The big idea: describe the scene, then say what moved

Section titled “The big idea: describe the scene, then say what moved”

Most of a game’s screen doesn’t change from frame to frame — the background stays put, only a few things move. picogame is built around that.

You describe a scene once (these sprites, this tilemap, this background), and then each frame you just change what moved (ball.x += 3) and call scene.refresh(). The engine works out which little rectangles actually changed and redraws only those — it doesn’t repaint the whole screen. Nothing moved? Nothing is sent to the display.

That’s why real games run smoothly on a tiny, slow chip: the work each frame is proportional to how much changed, not to the size of the screen. You get this for free — you never manage it yourself.

You’ll meet these by name everywhere. Each one is just a kind of thing you can put in a scene:

  • Sprite — a movable picture: the player, an enemy, a bullet, a coin. It has a position, can be flipped, animated through frames, scaled and rotated.
  • Tilemap — a big grid built from a small set of tile pictures: a level, a tiled background, a brick wall. Cheap, because the grid stores one number per cell instead of every pixel.
  • Bitmap — the actual picture a sprite or tile draws. You can generate one in code (a circle, a rectangle) or convert it from a PNG.
  • Scene — the container that holds all of the above and draws them in order. You add things to it, then refresh it each frame.
  • A camera — the scene has a viewpoint you can move (set_view), so the world can be bigger than the screen and scroll as the player walks.

There are a few more specialised pieces (a drawing Canvas, full-frame StripDraw effects, Particles) — you’ll reach for those once you need them. See the feature guide for “which one when”.

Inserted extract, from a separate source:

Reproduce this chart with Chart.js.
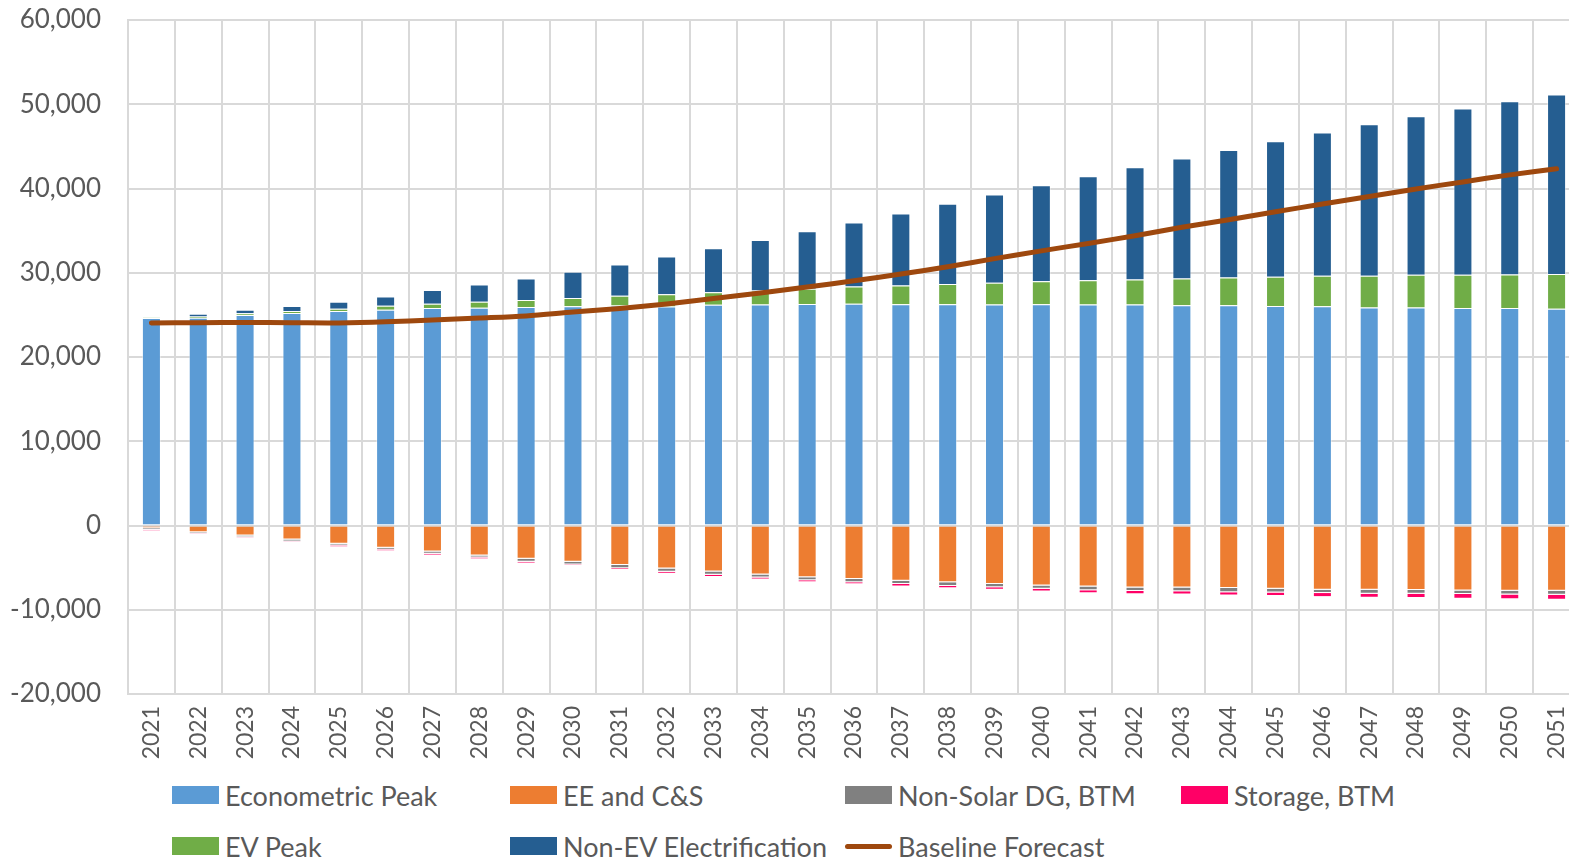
<!DOCTYPE html>
<html>
<head>
<meta charset="utf-8">
<title>Peak Load Forecast Components</title>
<script src="https://cdn.jsdelivr.net/npm/chart.js@4.4.1/dist/chart.umd.min.js"></script>
<style>
  html, body { margin: 0; padding: 0; background: #ffffff; overflow: hidden; }
  #wrap { position: relative; width: 1569px; height: 861px; overflow: hidden; }
  #chart { position: absolute; left: 0; top: 0; }
  .legend-item { position: absolute; height: 30px; display: flex; align-items: center;
    font-family: Lato, "Liberation Sans", sans-serif; font-size: 27px; color: #595959; white-space: nowrap; }
  .legend-item .sw { width: 47px; height: 18px; margin-right: 6px; flex: none; }
  .legend-item .ln { width: 47px; height: 5px; border-radius: 3px; margin-right: 6px; flex: none; }
</style>
</head>
<body>
<div id="wrap">
  <canvas id="chart" width="1590" height="772"></canvas>
  <div id="legend"></div>
</div>
<script>
// Forecast years
const years = ['2021','2022','2023','2024','2025','2026','2027','2028','2029','2030',
  '2031','2032','2033','2034','2035','2036','2037','2038','2039','2040',
  '2041','2042','2043','2044','2045','2046','2047','2048','2049','2050','2051'];

// Load components (MW)
const econometricPeak = [24620, 24660, 24980, 25220, 25450, 25610, 25810, 25850, 25930, 26010,
  26100, 26000, 26200, 26220, 26280, 26330, 26270, 26250, 26240, 26270,
  26220, 26220, 26150, 26130, 26050, 26010, 25890, 25890, 25810, 25810, 25730];
const eeAndCS = [-320, -790, -1190, -1660, -2170, -2650, -3080, -3560, -3950, -4310,
  -4680, -5110, -5470, -5820, -6140, -6340, -6570, -6730, -6930, -7130,
  -7250, -7370, -7350, -7430, -7510, -7630, -7630, -7670, -7710, -7750, -7750];
const nonSolarDG = [-190, -160, -190, -240, -200, -200, -280, -230, -360, -310,
  -380, -390, -390, -360, -360, -390, -360, -440, -400, -390,
  -430, -390, -440, -480, -430, -390, -470, -430, -430, -430, -470];
const storageBTM = [-120, -80, -80, -80, -160, -150, -160, -200, -160, -160,
  -180, -200, -240, -240, -230, -240, -320, -280, -310, -320,
  -360, -400, -390, -390, -440, -480, -480, -520, -560, -560, -590];
const evPeak = [60, 160, 200, 230, 280, 480, 510, 710, 830, 990,
  1160, 1450, 1490, 1680, 1820, 2040, 2220, 2400, 2560, 2710,
  2880, 2980, 3180, 3320, 3480, 3630, 3750, 3870, 3950, 3990, 4110];
const nonEVElectrification = [0, 320, 430, 600, 830, 1100, 1620, 2060, 2570, 3120,
  3720, 4490, 5220, 6000, 6840, 7590, 8540, 9530, 10490, 11420,
  12360, 13330, 14230, 15130, 16080, 17000, 17990, 18820, 19730, 20560, 21310];
const baselineForecast = [24030, 24070, 24100, 24080, 24050, 24170, 24400, 24620, 24870, 25330,
  25760, 26300, 26950, 27600, 28300, 29050, 29850, 30720, 31680, 32600,
  33480, 34400, 35400, 36300, 37250, 38150, 39050, 39950, 40780, 41620, 42350];

// Value axis ticks
const yTicks = [-20000, -10000, 0, 10000, 20000, 30000, 40000, 50000, 60000];

const FONT = 'Lato, "Liberation Sans", sans-serif';
const TEXT = '#595959';
const GRID = '#d9d9d9';

function barSet(label, data, color) {
  return {
    type: 'bar', label, data,
    backgroundColor: color,
    borderColor: 'rgba(255,255,255,0.45)',
    borderWidth: 1,
    stack: 'load',
    order: 1,
    barPercentage: 0.406,
    categoryPercentage: 1.0
  };
}

const datasets = [
  barSet('Econometric Peak', econometricPeak, '#5b9bd5'),
  barSet('EE and C&S', eeAndCS, '#ed7d31'),
  barSet('Non-Solar DG, BTM', nonSolarDG, '#808080'),
  barSet('Storage, BTM', storageBTM, '#ff0066'),
  barSet('EV Peak', evPeak, '#70ad47'),
  barSet('Non-EV Electrification', nonEVElectrification, '#255e91'),
  {
    type: 'line', label: 'Baseline Forecast', data: baselineForecast,
    borderColor: '#9e480e', backgroundColor: '#9e480e',
    borderWidth: 5, pointRadius: 0, tension: 0.3,
    borderCapStyle: 'round', borderJoinStyle: 'round',
    stack: 'baseline', order: 0
  }
];

function buildLegend() {
  const host = document.getElementById('legend');
  const cols = [172, 510, 845, 1181];
  const rows = [780, 831];
  const layout = [
    [0, 0, 0], [1, 0, 1], [2, 0, 2], [3, 0, 3],
    [4, 1, 0], [5, 1, 1], [6, 1, 2]
  ];
  layout.forEach(([di, r, c]) => {
    const ds = datasets[di];
    const item = document.createElement('div');
    item.className = 'legend-item';
    item.style.left = cols[c] + 'px';
    item.style.top = rows[r] + 'px';
    const sw = document.createElement('span');
    sw.className = ds.type === 'line' ? 'ln' : 'sw';
    sw.style.background = ds.type === 'line' ? ds.borderColor : ds.backgroundColor;
    const tx = document.createElement('span');
    tx.textContent = ds.label;
    item.appendChild(sw);
    item.appendChild(tx);
    host.appendChild(item);
  });
}

function draw() {
  new Chart(document.getElementById('chart'), {
    data: { labels: years, datasets },
    options: {
      responsive: false,
      animation: false,
      layout: { padding: { top: 20, right: 10, bottom: 0, left: 0 } },
      plugins: { legend: { display: false }, tooltip: { enabled: false } },
      scales: {
        x: {
          stacked: true,
          offset: true,
          grid: { offset: true, color: GRID, lineWidth: 2, drawTicks: false },
          border: { color: GRID, width: 2 },
          ticks: {
            color: TEXT, font: { family: FONT, size: 23 },
            minRotation: 90, maxRotation: 90, padding: 12, autoSkip: false
          },
          afterFit: (s) => { s.height = 78; s.paddingLeft = 0; s.paddingRight = 0; }
        },
        y: {
          stacked: true,
          min: yTicks[0], max: yTicks[yTicks.length - 1],
          afterBuildTicks: (s) => { s.ticks = yTicks.map(v => ({ value: v })); },
          grid: { color: GRID, lineWidth: 2, drawTicks: false },
          border: { color: GRID, width: 2 },
          ticks: {
            color: TEXT, font: { family: FONT, size: 26 }, padding: 27,
            callback: (v) => Number(v).toLocaleString('en-US')
          },
          afterFit: (s) => { s.width = 128; s.paddingTop = 0; s.paddingBottom = 0; }
        }
      }
    }
  });
}

buildLegend();
const ready = (document.fonts && document.fonts.load)
  ? Promise.all([document.fonts.load('26px Lato'), document.fonts.load('23px Lato')]).catch(() => {})
  : Promise.resolve();
ready.then(draw);
</script>
</body>
</html>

Every picogame game is the same shape:

  1. Read input — which buttons are down.
  2. Update — move things, run game rules, spawn and remove objects.
  3. Refreshscene.refresh() draws the changes.
  4. Wait — a clock caps the framerate so the game runs at a steady speed.
while True:
buttons.poll() # 1. input
ball.x += speed # 2. update
scene.refresh() # 3. draw what changed
clock.tick() # 4. hold the framerate

Everything else — collisions, sound, score — happens in step 2. That’s the entire structure of a picogame game.

picogame ships with a simulator: the exact same game code runs on your PC, either as headless screenshots (great for quick checks) or a live, playable window. You design, debug and iterate without touching hardware — and only copy the finished game to the device at the end. The device and the simulator run the same code, so what you see on screen is what you’ll get.